• **AIM**
Whenever a line contains the string "this", copy it out of the entries.

## start EXERCISE DATA

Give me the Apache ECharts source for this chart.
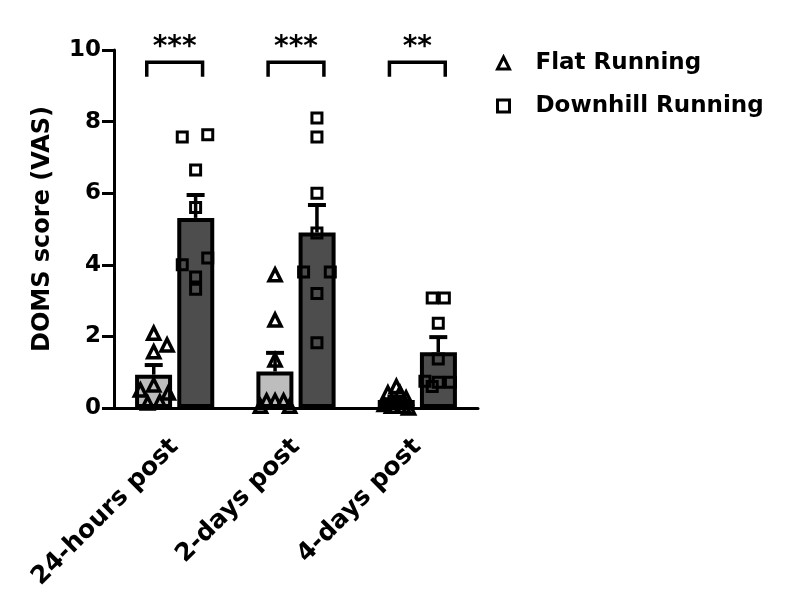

## end EXERCISE DATA
## start EXERCISE DATA

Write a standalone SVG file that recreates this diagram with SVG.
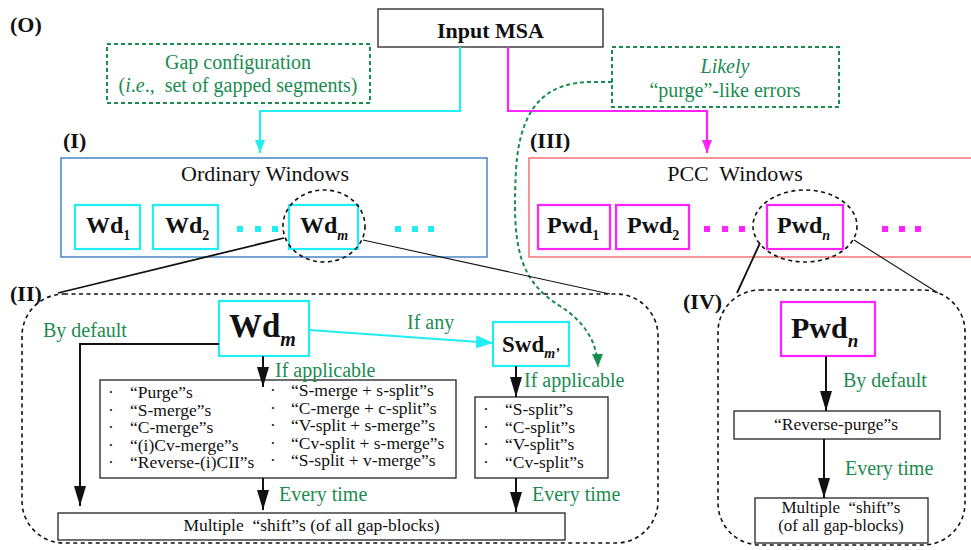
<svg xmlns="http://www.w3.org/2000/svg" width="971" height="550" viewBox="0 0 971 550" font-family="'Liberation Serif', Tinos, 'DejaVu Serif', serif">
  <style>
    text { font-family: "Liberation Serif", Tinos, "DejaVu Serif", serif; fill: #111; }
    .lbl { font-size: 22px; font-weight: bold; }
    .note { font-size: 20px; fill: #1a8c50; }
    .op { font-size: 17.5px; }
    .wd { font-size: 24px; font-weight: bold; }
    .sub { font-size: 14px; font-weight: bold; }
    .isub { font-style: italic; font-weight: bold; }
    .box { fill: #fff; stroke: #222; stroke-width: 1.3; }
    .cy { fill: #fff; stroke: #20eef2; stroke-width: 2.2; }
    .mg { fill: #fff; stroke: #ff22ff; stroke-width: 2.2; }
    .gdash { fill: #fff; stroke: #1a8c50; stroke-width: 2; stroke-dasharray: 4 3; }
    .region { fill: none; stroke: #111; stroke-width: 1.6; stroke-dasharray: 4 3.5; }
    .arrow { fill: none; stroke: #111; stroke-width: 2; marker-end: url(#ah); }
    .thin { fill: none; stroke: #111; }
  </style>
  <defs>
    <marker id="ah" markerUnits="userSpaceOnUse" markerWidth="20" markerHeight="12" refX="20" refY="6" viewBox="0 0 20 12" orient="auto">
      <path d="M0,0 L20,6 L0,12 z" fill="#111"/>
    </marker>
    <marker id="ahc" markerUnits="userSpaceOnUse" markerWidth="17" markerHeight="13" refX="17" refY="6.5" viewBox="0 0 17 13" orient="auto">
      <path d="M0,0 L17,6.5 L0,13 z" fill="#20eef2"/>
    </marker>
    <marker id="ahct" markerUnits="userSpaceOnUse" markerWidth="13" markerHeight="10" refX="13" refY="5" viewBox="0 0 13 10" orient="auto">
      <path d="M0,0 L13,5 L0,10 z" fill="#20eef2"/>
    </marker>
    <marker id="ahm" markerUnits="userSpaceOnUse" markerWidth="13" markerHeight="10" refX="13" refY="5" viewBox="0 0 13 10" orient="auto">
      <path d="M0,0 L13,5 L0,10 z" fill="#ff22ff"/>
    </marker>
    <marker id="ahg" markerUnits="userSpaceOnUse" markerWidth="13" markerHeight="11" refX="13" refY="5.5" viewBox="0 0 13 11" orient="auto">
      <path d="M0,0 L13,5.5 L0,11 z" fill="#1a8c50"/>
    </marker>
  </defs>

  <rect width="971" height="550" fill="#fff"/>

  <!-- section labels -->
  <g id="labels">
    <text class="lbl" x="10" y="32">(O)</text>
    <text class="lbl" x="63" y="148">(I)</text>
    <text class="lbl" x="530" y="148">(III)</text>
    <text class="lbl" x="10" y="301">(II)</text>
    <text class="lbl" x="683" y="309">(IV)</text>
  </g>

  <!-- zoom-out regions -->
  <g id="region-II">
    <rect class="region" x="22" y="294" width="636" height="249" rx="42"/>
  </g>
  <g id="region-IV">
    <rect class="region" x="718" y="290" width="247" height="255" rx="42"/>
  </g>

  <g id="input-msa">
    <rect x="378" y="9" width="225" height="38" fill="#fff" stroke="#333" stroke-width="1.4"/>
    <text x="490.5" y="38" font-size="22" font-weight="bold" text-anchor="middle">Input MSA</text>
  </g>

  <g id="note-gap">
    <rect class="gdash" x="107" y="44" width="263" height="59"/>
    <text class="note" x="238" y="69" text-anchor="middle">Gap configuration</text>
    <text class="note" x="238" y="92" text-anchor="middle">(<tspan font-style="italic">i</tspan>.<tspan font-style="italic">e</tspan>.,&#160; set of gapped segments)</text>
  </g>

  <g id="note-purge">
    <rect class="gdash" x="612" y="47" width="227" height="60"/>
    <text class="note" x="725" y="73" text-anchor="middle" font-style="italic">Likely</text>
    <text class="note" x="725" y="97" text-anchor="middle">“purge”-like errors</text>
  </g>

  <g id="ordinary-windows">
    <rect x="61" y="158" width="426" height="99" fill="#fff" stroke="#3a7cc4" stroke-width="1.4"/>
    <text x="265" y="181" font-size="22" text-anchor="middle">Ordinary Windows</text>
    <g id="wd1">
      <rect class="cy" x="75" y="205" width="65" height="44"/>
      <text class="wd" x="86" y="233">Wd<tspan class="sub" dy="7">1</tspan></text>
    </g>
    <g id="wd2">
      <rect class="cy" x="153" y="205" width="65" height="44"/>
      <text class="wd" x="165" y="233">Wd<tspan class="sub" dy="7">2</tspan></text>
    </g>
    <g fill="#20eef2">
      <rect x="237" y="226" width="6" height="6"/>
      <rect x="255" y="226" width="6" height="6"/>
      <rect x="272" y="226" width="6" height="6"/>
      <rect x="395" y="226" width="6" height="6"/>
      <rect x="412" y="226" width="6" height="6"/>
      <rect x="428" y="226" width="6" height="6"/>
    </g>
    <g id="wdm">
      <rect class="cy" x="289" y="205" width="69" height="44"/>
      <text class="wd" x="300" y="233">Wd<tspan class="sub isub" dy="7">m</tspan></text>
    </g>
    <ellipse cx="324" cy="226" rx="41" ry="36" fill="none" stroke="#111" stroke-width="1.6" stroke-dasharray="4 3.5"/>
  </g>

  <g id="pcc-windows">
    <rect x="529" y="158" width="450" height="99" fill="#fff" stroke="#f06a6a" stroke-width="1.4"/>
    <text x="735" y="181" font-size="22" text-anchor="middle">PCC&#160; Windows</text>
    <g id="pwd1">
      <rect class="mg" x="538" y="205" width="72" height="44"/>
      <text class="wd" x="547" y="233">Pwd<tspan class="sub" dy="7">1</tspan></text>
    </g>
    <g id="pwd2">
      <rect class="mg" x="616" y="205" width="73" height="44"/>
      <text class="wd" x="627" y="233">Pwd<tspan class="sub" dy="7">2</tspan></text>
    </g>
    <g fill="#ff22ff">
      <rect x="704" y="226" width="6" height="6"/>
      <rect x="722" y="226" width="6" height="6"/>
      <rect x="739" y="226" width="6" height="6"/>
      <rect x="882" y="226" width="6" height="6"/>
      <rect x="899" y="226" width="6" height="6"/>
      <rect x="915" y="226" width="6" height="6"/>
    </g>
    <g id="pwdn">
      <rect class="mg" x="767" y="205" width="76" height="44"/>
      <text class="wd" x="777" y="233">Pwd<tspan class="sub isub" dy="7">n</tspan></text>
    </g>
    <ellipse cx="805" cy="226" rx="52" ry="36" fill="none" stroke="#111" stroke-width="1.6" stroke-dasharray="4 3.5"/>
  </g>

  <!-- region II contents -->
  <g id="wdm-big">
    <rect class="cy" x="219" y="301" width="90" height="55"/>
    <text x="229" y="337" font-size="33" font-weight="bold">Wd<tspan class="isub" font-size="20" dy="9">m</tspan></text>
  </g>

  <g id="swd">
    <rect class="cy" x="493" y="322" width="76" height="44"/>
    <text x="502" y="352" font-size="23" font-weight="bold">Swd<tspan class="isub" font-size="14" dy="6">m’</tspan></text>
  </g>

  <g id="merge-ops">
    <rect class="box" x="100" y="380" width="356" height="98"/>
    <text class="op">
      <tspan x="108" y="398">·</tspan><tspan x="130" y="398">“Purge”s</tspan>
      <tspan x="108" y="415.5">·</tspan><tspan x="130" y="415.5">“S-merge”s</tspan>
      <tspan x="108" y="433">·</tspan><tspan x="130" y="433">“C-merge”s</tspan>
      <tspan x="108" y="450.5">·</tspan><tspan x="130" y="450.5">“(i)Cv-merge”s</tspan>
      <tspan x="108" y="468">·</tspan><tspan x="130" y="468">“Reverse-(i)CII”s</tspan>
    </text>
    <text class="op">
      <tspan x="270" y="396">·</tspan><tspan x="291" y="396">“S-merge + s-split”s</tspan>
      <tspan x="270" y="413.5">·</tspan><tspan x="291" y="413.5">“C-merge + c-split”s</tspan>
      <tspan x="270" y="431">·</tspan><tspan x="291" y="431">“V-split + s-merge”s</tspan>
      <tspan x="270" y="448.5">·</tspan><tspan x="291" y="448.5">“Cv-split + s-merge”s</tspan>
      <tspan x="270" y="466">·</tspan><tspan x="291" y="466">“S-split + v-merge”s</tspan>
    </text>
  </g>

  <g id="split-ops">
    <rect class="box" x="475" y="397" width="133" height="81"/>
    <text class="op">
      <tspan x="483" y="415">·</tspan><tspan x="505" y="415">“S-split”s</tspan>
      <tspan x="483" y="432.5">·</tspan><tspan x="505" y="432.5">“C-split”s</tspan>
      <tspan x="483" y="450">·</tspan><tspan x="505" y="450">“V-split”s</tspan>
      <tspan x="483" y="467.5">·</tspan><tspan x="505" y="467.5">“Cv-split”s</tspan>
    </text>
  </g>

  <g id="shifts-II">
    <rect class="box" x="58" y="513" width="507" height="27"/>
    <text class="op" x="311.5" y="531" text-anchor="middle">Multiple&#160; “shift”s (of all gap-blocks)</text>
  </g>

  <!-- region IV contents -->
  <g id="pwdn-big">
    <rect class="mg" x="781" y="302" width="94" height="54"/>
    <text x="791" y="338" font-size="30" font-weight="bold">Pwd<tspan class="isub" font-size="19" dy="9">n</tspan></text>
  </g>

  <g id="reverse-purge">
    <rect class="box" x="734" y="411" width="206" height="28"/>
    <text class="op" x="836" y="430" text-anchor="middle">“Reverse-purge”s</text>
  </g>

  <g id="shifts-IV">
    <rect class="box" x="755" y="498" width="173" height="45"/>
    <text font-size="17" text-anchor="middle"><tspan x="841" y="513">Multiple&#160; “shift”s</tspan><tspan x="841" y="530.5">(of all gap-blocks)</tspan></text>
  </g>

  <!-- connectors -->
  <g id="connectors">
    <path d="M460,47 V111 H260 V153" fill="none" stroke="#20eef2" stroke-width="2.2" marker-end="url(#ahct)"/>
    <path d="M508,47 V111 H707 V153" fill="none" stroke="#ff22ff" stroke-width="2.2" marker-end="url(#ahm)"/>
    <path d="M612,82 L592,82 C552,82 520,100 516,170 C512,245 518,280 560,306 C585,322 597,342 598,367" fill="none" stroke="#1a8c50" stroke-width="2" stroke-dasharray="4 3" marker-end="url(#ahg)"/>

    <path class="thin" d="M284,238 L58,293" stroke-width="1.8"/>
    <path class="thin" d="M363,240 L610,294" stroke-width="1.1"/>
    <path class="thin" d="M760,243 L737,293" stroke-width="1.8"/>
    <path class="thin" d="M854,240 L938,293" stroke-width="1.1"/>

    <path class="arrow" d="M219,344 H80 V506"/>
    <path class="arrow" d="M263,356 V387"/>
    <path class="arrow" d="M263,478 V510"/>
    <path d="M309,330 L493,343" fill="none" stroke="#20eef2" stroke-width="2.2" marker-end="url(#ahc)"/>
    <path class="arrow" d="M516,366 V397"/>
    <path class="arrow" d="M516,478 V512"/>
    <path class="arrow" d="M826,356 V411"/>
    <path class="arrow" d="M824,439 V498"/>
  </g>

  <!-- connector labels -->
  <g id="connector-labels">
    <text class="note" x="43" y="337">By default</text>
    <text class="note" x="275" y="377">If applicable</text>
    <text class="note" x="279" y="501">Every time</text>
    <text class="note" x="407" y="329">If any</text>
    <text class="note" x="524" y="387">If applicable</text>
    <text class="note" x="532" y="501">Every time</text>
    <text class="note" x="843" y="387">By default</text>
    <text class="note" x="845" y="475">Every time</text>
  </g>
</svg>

## end EXERCISE DATA

• **SOLUTION**
Give me the Apache ECharts source for this chart.
Write a standalone SVG file that recreates this diagram with SVG.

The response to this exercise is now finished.